The Royal Air Force has conducted an air strike against the so-called Islamic State (IS) in Iraq.
On 6 September, RAF Typhoons supported Iraqi ground forces under fire from IS, also known as Daesh, approximately 30 miles south of the city of Erbil in northern Iraq.
Two RAF Typhoon fighter jets responded to the call for assistance, the Ministry of Defence (MOD) said, with a single Paveway IV guided bomb being fired.
No risks were posed to either the Iraqi forces or any civilians and the threat was successfully eliminated, the MOD added.

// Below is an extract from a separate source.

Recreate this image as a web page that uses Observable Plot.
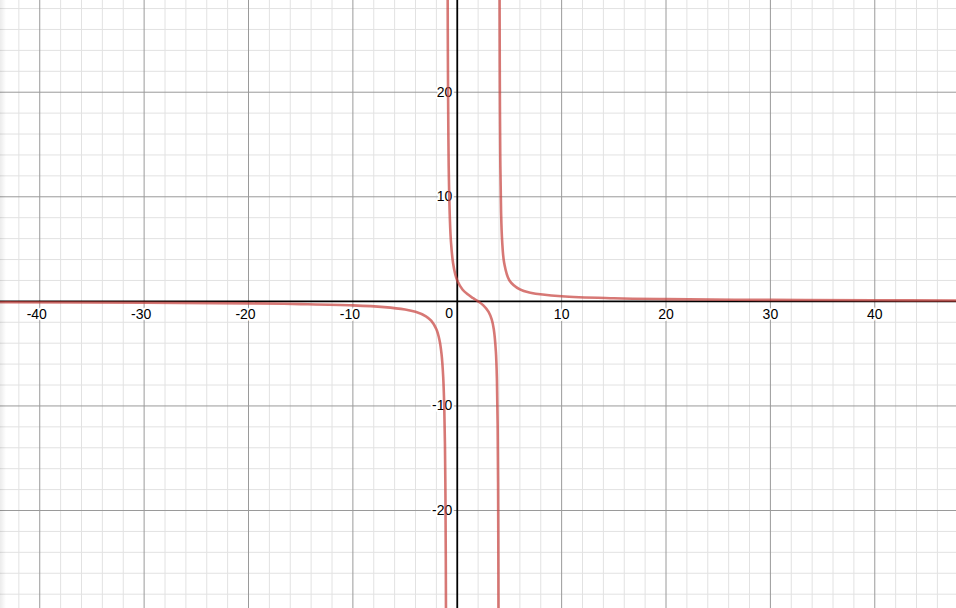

In the House of Commons, Defence Secretary Ben Wallace reaffirmed the UK's commitment to securing the "enduring defeat of Daesh in Iraq and Syria" as part of Operation Shader – the operational code name for the UK's contribution to the US-led mission against IS.
Mr Wallace said the UK "will continue to do what is necessary to protect the British people, her allies and partners".
He added: "We also remain committed to supporting counter-Daesh efforts beyond Iraq and Syria.
"The UK continues to work to counter the Islamic State in the Khorasan Province through means other than military presence in Afghanistan, working with partners in the region to diminish the threat they pose."
Royal Air Force aircraft continue to fly armed reconnaissance missions over Iraq and Syria as part of the Global Coalition Against Daesh.
RAF Typhoons previously struck IS fighters in Iraq in May, with the RAF's Commander for Middle East operations telling Forces News that IS has "nowhere to hide".